REQUIREMENTS
Answer with one number only: the number of lines that contain "this".

DATA FOR PROCESSING
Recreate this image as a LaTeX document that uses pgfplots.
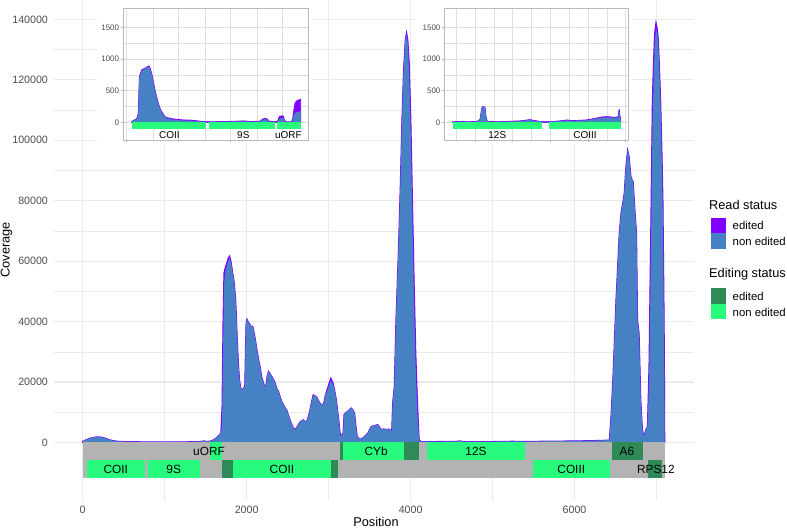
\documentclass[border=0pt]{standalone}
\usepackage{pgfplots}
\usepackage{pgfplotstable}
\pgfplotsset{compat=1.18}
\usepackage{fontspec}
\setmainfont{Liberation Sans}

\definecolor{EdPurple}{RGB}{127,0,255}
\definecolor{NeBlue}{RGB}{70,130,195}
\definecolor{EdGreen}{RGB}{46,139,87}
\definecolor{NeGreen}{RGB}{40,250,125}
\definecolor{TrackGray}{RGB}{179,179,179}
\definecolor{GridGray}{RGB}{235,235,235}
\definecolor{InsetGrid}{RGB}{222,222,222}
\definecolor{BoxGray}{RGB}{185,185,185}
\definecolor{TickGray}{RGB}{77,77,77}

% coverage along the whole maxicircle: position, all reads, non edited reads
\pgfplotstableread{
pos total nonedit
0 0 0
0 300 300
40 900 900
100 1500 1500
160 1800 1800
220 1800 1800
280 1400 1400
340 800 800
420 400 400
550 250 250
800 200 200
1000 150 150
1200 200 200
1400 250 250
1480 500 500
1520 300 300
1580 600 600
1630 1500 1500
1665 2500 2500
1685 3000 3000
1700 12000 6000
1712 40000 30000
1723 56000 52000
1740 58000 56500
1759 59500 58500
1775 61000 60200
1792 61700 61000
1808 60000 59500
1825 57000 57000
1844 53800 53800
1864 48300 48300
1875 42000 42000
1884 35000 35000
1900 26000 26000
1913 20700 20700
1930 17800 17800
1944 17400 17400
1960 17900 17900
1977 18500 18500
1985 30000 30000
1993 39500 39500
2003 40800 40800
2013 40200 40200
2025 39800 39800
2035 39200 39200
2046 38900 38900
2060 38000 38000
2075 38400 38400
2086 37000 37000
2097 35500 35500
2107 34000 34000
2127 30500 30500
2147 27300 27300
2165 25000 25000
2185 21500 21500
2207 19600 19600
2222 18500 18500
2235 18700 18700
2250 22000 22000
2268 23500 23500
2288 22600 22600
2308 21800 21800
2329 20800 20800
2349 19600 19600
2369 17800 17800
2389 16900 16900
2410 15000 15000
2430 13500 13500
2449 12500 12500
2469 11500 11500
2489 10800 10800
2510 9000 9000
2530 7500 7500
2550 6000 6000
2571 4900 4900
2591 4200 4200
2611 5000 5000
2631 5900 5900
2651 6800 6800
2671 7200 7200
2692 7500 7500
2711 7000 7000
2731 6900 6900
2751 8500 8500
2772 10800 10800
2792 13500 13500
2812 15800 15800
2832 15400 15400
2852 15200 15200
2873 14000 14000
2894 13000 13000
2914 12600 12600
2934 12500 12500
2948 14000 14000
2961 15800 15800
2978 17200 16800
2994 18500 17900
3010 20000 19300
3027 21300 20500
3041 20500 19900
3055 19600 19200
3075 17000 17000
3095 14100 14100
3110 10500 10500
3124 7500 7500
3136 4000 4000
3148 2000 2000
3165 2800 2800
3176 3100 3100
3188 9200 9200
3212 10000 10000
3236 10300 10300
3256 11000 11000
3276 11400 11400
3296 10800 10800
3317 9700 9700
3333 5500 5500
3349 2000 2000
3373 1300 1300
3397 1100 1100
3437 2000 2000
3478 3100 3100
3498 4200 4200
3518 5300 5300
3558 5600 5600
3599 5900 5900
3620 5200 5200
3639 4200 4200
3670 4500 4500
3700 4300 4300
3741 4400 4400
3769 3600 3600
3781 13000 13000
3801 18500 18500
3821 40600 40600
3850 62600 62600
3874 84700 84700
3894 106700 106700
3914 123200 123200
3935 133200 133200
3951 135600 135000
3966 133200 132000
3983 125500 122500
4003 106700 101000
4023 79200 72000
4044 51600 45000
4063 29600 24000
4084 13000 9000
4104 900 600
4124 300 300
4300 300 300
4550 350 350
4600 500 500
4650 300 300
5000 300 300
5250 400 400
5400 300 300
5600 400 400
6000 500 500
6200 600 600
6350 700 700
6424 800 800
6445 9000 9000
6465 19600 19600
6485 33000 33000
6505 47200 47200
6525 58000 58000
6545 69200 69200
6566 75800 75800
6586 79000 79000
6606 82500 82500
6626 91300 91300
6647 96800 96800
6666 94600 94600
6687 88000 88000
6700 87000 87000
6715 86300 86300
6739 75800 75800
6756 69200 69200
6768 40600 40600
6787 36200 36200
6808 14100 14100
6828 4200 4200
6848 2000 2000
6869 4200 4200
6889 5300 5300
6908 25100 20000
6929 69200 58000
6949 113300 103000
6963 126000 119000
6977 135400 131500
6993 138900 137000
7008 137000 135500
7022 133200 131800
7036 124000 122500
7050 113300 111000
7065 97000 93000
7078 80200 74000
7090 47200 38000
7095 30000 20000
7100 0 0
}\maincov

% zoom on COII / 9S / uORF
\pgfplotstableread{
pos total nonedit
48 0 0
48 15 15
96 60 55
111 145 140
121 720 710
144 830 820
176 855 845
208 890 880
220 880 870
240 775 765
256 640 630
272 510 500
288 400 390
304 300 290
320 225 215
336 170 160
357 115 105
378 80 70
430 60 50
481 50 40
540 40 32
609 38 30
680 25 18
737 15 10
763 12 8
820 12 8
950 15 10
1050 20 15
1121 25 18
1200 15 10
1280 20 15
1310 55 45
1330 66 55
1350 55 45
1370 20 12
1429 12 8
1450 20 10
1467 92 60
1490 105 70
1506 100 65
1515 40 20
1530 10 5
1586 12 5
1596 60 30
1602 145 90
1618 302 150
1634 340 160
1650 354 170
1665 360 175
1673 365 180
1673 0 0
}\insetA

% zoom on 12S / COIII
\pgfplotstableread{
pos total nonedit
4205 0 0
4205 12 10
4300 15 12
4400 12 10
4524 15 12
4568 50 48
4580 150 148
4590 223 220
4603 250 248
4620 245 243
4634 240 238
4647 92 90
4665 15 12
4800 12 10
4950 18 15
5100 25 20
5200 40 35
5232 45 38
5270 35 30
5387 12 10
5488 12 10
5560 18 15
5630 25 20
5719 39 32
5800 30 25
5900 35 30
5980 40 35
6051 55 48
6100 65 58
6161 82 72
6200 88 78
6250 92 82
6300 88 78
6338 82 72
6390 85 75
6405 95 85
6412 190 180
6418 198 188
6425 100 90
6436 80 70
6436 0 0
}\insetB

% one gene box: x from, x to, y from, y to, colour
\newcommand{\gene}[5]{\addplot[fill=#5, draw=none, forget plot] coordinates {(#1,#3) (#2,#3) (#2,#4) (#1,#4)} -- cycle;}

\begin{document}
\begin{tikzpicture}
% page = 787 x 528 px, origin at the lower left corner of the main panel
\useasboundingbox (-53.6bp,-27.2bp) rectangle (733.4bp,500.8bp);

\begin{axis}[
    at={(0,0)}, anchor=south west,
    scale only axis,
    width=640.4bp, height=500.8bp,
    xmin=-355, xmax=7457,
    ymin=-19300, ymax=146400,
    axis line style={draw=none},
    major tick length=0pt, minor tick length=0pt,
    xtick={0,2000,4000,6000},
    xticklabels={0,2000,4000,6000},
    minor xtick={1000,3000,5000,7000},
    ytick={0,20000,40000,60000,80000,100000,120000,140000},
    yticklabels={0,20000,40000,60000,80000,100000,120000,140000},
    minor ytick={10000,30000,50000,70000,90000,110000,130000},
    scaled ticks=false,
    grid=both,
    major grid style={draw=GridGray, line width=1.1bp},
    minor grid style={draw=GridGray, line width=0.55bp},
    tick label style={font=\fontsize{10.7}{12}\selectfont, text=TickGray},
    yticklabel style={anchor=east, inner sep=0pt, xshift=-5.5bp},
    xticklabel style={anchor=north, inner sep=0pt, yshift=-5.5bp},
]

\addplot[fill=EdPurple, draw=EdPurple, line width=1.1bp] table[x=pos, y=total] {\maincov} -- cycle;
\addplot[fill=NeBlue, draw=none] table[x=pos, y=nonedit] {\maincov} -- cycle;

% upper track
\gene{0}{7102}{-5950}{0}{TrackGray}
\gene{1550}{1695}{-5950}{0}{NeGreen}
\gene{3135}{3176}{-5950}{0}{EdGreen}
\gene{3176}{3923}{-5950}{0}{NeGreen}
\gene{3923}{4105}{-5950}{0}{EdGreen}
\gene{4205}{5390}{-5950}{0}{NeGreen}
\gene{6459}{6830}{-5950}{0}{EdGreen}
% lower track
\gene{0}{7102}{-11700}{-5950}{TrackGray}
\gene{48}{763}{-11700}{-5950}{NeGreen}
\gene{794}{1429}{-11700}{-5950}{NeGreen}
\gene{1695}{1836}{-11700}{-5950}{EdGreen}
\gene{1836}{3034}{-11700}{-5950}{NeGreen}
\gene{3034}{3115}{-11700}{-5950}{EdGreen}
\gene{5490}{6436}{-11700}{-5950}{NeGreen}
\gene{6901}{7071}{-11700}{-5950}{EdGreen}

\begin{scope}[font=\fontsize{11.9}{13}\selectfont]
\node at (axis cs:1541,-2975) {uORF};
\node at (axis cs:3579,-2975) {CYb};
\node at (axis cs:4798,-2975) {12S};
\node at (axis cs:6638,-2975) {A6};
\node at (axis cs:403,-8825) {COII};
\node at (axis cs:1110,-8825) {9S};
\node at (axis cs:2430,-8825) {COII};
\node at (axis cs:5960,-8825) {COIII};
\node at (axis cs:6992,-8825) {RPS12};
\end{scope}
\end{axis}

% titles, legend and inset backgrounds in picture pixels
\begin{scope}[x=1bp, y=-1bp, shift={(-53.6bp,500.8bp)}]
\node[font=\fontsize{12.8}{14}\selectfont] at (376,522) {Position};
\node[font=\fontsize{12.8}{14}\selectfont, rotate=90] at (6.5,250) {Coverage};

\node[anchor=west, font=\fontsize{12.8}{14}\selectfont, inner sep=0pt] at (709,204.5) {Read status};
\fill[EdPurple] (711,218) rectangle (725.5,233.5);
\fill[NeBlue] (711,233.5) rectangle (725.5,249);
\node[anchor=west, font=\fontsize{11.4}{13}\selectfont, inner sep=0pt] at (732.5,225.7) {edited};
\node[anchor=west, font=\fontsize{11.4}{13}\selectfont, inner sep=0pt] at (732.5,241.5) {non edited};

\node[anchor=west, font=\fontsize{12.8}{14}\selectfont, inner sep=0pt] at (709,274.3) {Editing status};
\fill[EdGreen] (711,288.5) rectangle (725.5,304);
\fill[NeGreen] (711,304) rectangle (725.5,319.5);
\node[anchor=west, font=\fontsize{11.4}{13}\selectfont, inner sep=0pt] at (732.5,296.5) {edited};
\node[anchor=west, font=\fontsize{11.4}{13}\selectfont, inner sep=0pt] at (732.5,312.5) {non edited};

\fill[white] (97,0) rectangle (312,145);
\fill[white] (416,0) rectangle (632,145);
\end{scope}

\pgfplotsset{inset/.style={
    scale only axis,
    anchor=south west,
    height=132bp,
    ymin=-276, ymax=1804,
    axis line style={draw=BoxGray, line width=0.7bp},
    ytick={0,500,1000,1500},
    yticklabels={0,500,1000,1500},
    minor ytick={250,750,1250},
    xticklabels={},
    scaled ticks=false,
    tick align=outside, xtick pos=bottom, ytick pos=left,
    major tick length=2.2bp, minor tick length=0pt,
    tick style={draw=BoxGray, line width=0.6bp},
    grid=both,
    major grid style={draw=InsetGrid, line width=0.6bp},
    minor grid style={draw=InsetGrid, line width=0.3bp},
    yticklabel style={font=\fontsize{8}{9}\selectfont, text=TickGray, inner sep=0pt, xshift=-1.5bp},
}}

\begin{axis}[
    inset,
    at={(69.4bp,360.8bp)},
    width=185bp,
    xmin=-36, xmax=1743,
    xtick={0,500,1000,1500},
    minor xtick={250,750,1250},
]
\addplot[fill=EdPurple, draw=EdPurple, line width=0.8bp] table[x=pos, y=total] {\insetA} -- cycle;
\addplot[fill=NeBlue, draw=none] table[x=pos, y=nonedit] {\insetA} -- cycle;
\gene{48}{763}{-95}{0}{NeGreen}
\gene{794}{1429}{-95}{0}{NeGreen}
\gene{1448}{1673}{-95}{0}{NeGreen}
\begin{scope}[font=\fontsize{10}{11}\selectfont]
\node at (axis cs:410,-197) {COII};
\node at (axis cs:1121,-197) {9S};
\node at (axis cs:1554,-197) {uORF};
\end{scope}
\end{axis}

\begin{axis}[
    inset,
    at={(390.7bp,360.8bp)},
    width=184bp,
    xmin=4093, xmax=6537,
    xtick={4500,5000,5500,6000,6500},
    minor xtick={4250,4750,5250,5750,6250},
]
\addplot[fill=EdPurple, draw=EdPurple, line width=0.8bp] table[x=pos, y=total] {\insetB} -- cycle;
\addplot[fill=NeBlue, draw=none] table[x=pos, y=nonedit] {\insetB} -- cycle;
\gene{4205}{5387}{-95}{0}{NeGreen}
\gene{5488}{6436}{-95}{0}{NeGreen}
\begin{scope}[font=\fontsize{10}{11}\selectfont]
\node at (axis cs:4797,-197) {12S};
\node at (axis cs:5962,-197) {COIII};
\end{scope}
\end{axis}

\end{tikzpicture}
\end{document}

---

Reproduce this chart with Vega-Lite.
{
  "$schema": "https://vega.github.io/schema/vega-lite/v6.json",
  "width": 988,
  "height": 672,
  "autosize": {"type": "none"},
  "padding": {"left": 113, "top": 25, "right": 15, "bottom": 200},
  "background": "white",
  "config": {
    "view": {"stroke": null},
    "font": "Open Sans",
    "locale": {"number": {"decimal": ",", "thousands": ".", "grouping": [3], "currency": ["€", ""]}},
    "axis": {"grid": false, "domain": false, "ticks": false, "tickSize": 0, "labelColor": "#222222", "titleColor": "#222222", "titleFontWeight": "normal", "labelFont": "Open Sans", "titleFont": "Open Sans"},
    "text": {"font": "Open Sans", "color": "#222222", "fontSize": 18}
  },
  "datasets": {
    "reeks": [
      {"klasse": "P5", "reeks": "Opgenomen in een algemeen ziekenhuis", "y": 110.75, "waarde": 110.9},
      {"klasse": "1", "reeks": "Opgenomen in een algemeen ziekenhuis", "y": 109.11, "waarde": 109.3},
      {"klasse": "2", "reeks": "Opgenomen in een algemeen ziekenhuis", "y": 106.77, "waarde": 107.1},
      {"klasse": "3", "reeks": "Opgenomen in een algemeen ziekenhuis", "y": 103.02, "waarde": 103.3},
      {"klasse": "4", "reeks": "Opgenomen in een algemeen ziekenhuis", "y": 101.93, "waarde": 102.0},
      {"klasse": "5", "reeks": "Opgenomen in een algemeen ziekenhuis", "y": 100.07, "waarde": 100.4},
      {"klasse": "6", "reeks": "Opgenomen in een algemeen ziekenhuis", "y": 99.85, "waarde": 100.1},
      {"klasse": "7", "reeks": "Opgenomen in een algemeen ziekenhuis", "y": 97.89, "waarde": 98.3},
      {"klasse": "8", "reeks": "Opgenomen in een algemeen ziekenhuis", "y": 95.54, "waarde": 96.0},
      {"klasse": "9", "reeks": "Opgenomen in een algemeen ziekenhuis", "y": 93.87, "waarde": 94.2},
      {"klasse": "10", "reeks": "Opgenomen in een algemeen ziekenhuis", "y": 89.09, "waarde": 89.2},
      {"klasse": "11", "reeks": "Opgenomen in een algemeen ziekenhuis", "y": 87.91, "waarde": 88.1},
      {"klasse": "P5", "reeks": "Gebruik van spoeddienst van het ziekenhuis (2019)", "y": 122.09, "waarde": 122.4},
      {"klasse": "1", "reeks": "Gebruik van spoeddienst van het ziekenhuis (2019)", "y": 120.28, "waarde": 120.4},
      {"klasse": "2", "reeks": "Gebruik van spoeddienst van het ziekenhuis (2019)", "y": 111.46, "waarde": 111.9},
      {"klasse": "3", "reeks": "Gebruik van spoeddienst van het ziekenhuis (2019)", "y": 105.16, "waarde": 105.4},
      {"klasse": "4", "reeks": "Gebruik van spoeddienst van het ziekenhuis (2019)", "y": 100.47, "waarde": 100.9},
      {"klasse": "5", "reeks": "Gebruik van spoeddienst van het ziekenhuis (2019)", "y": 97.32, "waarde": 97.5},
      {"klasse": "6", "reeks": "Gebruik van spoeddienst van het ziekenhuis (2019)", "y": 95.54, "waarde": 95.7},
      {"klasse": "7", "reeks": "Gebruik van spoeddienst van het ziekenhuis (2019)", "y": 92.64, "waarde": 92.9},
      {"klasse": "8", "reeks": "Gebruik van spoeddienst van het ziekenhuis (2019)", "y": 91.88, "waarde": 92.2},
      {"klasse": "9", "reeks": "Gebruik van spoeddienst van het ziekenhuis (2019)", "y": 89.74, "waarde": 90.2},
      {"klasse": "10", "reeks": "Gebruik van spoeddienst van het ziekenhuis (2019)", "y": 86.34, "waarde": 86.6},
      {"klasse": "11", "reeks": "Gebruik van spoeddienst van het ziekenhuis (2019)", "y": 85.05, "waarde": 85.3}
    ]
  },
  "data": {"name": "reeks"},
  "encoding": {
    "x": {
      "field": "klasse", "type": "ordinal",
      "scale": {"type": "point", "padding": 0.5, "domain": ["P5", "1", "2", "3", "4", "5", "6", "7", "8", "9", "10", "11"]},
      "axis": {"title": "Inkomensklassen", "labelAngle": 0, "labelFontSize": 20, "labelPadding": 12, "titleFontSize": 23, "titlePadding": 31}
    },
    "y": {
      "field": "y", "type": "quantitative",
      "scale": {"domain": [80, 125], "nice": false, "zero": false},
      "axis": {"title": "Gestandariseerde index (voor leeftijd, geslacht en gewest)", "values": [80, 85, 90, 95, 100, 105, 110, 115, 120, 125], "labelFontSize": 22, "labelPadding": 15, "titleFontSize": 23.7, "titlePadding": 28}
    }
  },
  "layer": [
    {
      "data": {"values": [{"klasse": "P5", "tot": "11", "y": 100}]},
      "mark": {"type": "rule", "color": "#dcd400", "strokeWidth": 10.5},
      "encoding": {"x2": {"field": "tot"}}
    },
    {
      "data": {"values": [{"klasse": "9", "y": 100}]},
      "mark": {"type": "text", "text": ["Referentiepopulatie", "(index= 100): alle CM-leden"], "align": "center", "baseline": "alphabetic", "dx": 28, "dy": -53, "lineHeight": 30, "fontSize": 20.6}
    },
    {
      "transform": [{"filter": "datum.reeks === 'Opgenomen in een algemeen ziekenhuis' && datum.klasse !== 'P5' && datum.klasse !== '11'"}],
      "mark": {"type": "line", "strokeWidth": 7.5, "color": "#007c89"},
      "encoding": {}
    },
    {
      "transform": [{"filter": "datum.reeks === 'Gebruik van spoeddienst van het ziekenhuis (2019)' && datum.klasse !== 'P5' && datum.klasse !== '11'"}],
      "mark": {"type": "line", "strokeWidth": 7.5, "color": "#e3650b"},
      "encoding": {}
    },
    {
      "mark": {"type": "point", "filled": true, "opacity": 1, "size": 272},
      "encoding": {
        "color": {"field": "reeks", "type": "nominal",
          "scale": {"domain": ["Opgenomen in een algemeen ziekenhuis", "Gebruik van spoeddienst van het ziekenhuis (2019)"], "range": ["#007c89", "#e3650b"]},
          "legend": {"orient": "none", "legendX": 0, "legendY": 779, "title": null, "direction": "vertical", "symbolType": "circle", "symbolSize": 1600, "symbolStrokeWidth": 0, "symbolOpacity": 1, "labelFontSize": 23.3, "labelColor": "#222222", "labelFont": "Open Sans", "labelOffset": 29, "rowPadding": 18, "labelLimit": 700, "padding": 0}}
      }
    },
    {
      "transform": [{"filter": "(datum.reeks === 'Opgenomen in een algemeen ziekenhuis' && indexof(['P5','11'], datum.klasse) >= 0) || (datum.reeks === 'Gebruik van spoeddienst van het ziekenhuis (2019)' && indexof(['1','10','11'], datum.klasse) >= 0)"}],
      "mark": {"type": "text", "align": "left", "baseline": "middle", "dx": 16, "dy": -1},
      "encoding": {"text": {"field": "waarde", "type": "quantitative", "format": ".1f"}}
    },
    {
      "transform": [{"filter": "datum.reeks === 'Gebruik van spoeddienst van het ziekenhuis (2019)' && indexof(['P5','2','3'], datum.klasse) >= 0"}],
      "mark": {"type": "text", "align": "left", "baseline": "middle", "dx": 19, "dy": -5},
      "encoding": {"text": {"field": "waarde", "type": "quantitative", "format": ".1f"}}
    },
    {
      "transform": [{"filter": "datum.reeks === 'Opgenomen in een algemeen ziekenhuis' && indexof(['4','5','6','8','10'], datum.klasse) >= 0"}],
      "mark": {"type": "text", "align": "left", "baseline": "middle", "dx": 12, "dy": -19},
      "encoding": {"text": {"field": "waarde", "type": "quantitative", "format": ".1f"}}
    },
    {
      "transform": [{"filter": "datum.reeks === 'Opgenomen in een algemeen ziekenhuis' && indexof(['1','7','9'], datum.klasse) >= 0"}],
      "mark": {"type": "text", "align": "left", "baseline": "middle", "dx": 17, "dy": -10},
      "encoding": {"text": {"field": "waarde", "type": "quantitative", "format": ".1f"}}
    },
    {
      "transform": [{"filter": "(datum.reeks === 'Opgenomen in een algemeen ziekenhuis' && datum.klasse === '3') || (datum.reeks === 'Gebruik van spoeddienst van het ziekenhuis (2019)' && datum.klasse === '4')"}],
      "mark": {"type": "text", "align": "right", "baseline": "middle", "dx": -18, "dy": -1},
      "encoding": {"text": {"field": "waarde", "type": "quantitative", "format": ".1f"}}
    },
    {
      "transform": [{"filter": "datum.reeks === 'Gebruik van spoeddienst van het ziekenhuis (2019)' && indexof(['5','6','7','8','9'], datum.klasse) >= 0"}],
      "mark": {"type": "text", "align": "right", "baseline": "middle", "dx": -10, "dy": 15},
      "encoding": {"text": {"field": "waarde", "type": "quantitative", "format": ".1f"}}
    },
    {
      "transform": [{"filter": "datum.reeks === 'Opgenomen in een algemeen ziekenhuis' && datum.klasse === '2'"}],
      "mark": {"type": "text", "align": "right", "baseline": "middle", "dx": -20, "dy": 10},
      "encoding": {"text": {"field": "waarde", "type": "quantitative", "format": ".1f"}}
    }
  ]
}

WRITTEN SOLUTION
2